Plugins

Plugins serve as a way to validate and process incoming JSON to the Kafka Monitor. Each plugin consists of the JSON Schema it will validate against, and the resulting code to process a valid object.

The Kafka Monitor loads the desired Plugins in the order specified in the settings file, and will evaluate them starting with the lowest ranked plugin.

Each plugin consists of a class inherited from the base plugin class, and one or two python methods to accommodate setup and processing.

Default Plugins

By default, plugins live in the plugins directory within the Kafka Monitor.
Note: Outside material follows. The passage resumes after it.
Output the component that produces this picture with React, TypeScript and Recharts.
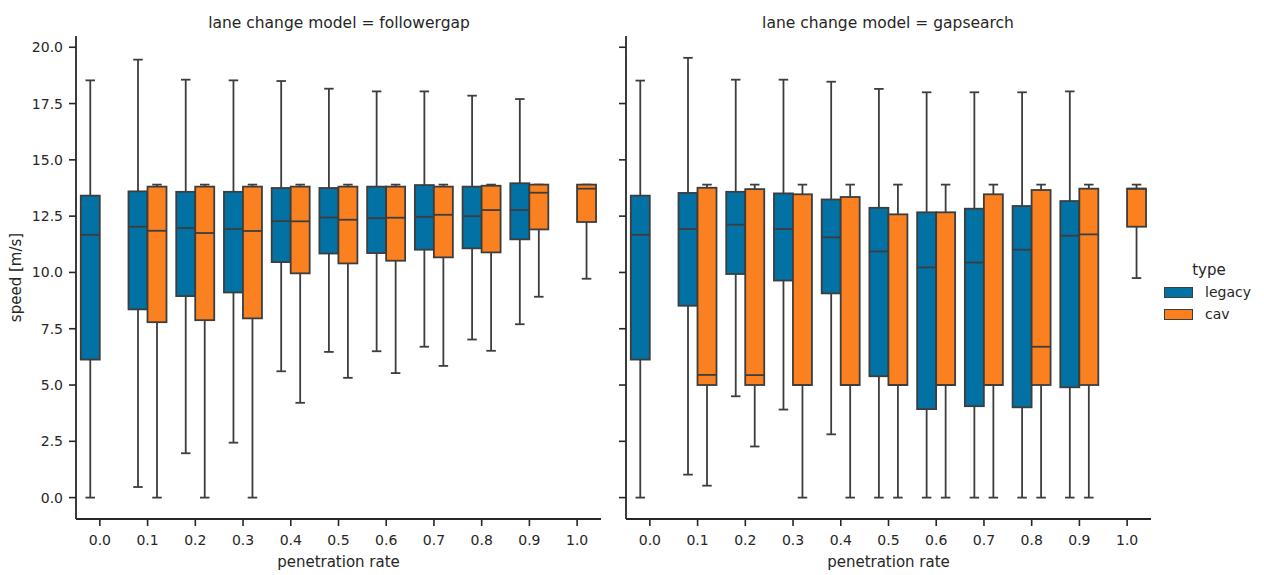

The following plugins come with the Kafka Monitor.

Action Handler

The action_handler.py and the action_schema.json create an actions API that accepts information and stop requests about specific crawls within Scrapy Cluster.

For more information please see the Action API.

Scraper Handler

The scraper_handler.py and the scraper_schema.json files combine to create an API that allows for crawl requests to be made to the Kafka Monitor.

For more information about the API, please refer to the documentation here.

Stats Handler

The stats_handler.py and the stats_schema.json files create the validating and processing API for statistics gathering.

For more information please refer to the Stats API.

Zookeeper Handler

The zookeeper_handler.py and the zookeeper_schema.json files enable the ability to update the crawl domain blacklist.

For more information please see the Zookeeper API

Extension

Creating your own Plugin for the Kafka Monitor allows you to customize your own Kafka API’s or processing python scripts to allow new functionality to be added to the Kafka Monitor. You will need two new files in the plugins directory, a json file for schema validation, and a python plugin file to define how you would like to process valid incoming objects.

The following python code template should be used when creating a new plugin:

plugins/new_plugin.py

from base_handler import BaseHandler


class NewPlugin(BaseHandler):

    schema = "new_schema.json"

    def setup(self, settings):
        '''
        Setup your plugin here
        '''
        pass

    def handle(self, dict):
        '''
        Processes a valid API request

        @param dict: a valid dictionary object
        '''
        pass

The plugin class should inherit from the BaseHandler plugin class, which will allow easy integration into the plugin framework. The setup() method is passed a dictionary created from the settings loaded from your local and default settings files. You should set up connections or other variables here to be used in your handle method.

The handle() method is passed a dictionary object when a valid object comes into the Kafka Monitor. It will not receive invalid objects, so you can assume that any object passed into the function is valid according to your json schema file defined in the schema variable at the top of the class.

The JSON Schema defines the type of objects you would like to to process. Below is an example:

plugins/new_schema.json

{
    "type": "object",
    "properties": {
        "uuid": {
            "type": "string",
            "minLength": 1,
            "maxLength": 40
        },
        "my_string": {
            "type": "string",
            "minLength": 1,
            "maxLength": 100
        }
    },
    "required": [
        "uuid",
        "my_string"
    ]
}

In the handle() method, you would receive objects that have both a uuid field and a my_string field. You are now free to do any additional processing, storage, or manipulation of the object within your plugin! You now should add it to your localsettings.py file.

localsettings.py

PLUGINS = {
    'plugins.new_plugin.NewPlugin': 400,
}

You have now told the Kafka Monitor to load not only the default plugins, but your new plugin as well with a rank of 400. If you restart your Kafka Monitor the plugin will be loaded.

Additional Info

Every Kafka Monitor plugin is provided a Scrapy Cluster logger, under the variable name self.logger. You can use this logger to generate debug, info, warnings, or any other log output you need to help gather information from your plugin. This is the same logger that the Kafka Monitor uses, so your desired settings will be preserved.